| TASK INPUT |
[start]

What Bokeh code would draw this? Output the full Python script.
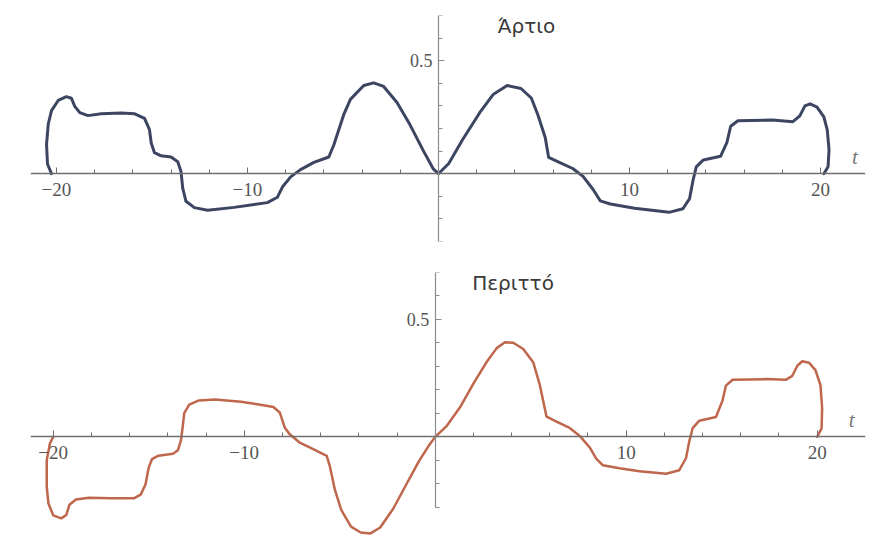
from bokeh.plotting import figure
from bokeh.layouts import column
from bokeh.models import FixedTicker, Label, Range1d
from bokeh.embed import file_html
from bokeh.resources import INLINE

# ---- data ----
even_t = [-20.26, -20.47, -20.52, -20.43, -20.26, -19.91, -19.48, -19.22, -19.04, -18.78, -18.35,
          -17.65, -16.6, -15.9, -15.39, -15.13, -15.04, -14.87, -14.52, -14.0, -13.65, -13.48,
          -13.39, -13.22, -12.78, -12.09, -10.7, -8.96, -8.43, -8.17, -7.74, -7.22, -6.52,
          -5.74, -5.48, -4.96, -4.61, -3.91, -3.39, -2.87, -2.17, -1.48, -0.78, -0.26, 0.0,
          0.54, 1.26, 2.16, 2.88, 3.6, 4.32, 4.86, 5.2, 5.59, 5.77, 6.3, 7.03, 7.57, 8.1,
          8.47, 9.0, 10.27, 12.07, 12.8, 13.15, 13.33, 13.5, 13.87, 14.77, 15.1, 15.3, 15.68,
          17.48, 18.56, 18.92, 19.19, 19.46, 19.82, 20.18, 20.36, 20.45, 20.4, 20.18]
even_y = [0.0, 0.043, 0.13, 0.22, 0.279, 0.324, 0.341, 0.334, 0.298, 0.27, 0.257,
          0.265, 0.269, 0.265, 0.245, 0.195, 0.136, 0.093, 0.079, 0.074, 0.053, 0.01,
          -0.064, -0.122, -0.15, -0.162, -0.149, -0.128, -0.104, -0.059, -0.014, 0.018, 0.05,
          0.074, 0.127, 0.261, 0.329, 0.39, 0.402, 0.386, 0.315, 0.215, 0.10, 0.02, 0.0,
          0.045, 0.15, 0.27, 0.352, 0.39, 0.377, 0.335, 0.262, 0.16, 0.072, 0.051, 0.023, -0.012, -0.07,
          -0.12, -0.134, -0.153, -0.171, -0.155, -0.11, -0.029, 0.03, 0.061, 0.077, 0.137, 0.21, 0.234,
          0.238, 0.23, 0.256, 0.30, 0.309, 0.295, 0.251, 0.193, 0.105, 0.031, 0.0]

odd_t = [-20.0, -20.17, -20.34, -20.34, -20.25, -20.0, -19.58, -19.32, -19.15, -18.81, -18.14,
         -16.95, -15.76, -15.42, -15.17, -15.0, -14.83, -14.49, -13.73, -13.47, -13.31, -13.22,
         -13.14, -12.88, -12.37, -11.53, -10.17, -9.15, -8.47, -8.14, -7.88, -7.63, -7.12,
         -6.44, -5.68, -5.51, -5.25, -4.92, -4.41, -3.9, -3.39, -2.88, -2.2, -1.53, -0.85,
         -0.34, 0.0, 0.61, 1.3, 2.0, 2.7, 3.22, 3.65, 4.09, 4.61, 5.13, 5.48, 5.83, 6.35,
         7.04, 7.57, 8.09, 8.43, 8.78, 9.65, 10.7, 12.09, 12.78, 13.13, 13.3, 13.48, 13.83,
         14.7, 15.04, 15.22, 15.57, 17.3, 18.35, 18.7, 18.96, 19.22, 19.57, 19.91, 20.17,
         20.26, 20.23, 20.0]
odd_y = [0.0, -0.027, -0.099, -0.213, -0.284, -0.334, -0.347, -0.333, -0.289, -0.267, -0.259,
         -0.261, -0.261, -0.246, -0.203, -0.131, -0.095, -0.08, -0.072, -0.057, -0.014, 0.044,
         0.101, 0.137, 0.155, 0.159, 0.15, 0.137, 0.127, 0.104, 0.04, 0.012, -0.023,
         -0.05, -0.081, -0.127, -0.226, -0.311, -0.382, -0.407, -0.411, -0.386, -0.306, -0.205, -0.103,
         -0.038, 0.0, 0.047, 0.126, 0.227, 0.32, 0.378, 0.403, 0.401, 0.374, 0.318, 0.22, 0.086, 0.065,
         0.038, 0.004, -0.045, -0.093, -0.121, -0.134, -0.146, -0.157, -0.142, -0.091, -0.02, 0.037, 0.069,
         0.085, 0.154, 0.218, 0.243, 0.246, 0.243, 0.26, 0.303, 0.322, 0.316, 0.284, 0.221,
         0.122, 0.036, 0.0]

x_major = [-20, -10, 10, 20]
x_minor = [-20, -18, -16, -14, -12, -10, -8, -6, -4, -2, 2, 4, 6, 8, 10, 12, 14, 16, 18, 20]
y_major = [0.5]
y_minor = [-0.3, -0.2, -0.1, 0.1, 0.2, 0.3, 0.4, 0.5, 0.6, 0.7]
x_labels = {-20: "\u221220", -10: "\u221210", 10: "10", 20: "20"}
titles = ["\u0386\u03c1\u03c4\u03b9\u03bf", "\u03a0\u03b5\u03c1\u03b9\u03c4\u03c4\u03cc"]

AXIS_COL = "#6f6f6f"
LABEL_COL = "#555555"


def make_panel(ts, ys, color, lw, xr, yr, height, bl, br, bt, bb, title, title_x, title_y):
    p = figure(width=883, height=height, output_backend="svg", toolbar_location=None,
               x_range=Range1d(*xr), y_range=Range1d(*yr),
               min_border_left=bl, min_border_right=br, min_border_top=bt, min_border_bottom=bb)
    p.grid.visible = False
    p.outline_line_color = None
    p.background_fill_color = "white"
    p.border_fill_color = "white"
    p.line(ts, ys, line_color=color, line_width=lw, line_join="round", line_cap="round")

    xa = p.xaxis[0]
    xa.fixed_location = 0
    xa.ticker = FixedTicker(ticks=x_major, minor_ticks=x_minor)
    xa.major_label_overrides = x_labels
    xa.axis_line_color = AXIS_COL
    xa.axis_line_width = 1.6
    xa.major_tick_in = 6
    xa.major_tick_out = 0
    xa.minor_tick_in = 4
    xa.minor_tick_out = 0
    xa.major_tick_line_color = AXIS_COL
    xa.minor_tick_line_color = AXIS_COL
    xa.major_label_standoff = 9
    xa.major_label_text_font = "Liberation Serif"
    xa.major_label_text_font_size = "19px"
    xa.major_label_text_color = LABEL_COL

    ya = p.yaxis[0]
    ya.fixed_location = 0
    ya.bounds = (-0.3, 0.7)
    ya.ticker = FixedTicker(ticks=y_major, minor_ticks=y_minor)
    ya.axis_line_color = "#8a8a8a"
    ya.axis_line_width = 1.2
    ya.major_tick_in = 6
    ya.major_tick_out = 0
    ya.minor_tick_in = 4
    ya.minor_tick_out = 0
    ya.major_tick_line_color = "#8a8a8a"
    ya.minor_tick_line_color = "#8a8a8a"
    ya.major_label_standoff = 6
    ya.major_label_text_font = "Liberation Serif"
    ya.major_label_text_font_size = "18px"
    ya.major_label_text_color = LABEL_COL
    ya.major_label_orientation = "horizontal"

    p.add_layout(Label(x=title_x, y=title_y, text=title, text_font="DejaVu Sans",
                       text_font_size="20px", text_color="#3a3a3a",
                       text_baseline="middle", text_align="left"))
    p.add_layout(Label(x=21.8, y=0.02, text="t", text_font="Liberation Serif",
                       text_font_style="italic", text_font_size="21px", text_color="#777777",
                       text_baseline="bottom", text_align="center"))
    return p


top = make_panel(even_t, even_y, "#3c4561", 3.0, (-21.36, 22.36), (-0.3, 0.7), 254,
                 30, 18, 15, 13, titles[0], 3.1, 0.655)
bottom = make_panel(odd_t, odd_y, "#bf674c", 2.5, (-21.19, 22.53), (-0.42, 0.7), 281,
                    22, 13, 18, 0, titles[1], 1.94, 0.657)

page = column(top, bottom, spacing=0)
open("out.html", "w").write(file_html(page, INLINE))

[end]
[start]

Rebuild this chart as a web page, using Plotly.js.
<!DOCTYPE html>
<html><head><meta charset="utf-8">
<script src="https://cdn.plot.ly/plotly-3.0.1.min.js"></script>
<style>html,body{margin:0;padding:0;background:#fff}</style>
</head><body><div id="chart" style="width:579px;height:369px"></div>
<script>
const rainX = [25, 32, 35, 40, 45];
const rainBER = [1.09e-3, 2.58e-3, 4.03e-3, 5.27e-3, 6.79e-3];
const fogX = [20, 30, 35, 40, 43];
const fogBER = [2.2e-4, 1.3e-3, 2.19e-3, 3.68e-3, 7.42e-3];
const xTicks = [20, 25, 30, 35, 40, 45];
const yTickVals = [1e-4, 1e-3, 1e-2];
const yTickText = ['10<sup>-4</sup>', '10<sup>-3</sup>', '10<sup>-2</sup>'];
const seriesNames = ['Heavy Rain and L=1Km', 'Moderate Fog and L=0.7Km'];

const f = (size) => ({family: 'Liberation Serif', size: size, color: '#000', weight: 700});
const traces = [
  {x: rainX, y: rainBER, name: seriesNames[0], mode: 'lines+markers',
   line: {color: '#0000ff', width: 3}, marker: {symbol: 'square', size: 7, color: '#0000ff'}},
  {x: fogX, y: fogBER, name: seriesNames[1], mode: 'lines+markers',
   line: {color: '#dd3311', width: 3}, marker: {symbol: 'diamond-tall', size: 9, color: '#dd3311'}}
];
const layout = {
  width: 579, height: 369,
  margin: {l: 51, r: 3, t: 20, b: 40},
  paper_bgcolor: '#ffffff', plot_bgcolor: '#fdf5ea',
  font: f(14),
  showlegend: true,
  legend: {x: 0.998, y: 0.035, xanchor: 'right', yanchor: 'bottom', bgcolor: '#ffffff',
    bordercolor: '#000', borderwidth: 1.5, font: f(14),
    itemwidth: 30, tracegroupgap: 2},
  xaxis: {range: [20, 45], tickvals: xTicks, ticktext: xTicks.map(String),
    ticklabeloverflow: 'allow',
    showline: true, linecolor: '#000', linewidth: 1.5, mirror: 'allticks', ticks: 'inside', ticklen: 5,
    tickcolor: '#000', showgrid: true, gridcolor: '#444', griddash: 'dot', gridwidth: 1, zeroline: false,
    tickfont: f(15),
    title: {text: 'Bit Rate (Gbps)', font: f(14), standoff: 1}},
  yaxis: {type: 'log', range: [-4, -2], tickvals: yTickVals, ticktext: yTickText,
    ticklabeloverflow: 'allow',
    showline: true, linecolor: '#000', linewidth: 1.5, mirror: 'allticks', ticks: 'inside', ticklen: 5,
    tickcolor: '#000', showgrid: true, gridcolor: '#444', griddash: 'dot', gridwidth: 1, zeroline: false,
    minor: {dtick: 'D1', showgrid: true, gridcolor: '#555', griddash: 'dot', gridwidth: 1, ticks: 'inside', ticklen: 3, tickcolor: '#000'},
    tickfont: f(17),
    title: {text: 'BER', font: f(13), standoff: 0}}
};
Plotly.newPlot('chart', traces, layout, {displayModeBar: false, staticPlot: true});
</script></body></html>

[end]

| DIRECTIONS |
Only the lines starting at the line with "What Bokeh code" and ending at the line with "0.105, 0.031, 0.0]" should be printed again, exactly and with both ends kept; omit the pictures.

| TASK RESULT |
What Bokeh code would draw this? Output the full Python script.
from bokeh.plotting import figure
from bokeh.layouts import column
from bokeh.models import FixedTicker, Label, Range1d
from bokeh.embed import file_html
from bokeh.resources import INLINE

# ---- data ----
even_t = [-20.26, -20.47, -20.52, -20.43, -20.26, -19.91, -19.48, -19.22, -19.04, -18.78, -18.35,
          -17.65, -16.6, -15.9, -15.39, -15.13, -15.04, -14.87, -14.52, -14.0, -13.65, -13.48,
          -13.39, -13.22, -12.78, -12.09, -10.7, -8.96, -8.43, -8.17, -7.74, -7.22, -6.52,
          -5.74, -5.48, -4.96, -4.61, -3.91, -3.39, -2.87, -2.17, -1.48, -0.78, -0.26, 0.0,
          0.54, 1.26, 2.16, 2.88, 3.6, 4.32, 4.86, 5.2, 5.59, 5.77, 6.3, 7.03, 7.57, 8.1,
          8.47, 9.0, 10.27, 12.07, 12.8, 13.15, 13.33, 13.5, 13.87, 14.77, 15.1, 15.3, 15.68,
          17.48, 18.56, 18.92, 19.19, 19.46, 19.82, 20.18, 20.36, 20.45, 20.4, 20.18]
even_y = [0.0, 0.043, 0.13, 0.22, 0.279, 0.324, 0.341, 0.334, 0.298, 0.27, 0.257,
          0.265, 0.269, 0.265, 0.245, 0.195, 0.136, 0.093, 0.079, 0.074, 0.053, 0.01,
          -0.064, -0.122, -0.15, -0.162, -0.149, -0.128, -0.104, -0.059, -0.014, 0.018, 0.05,
          0.074, 0.127, 0.261, 0.329, 0.39, 0.402, 0.386, 0.315, 0.215, 0.10, 0.02, 0.0,
          0.045, 0.15, 0.27, 0.352, 0.39, 0.377, 0.335, 0.262, 0.16, 0.072, 0.051, 0.023, -0.012, -0.07,
          -0.12, -0.134, -0.153, -0.171, -0.155, -0.11, -0.029, 0.03, 0.061, 0.077, 0.137, 0.21, 0.234,
          0.238, 0.23, 0.256, 0.30, 0.309, 0.295, 0.251, 0.193, 0.105, 0.031, 0.0]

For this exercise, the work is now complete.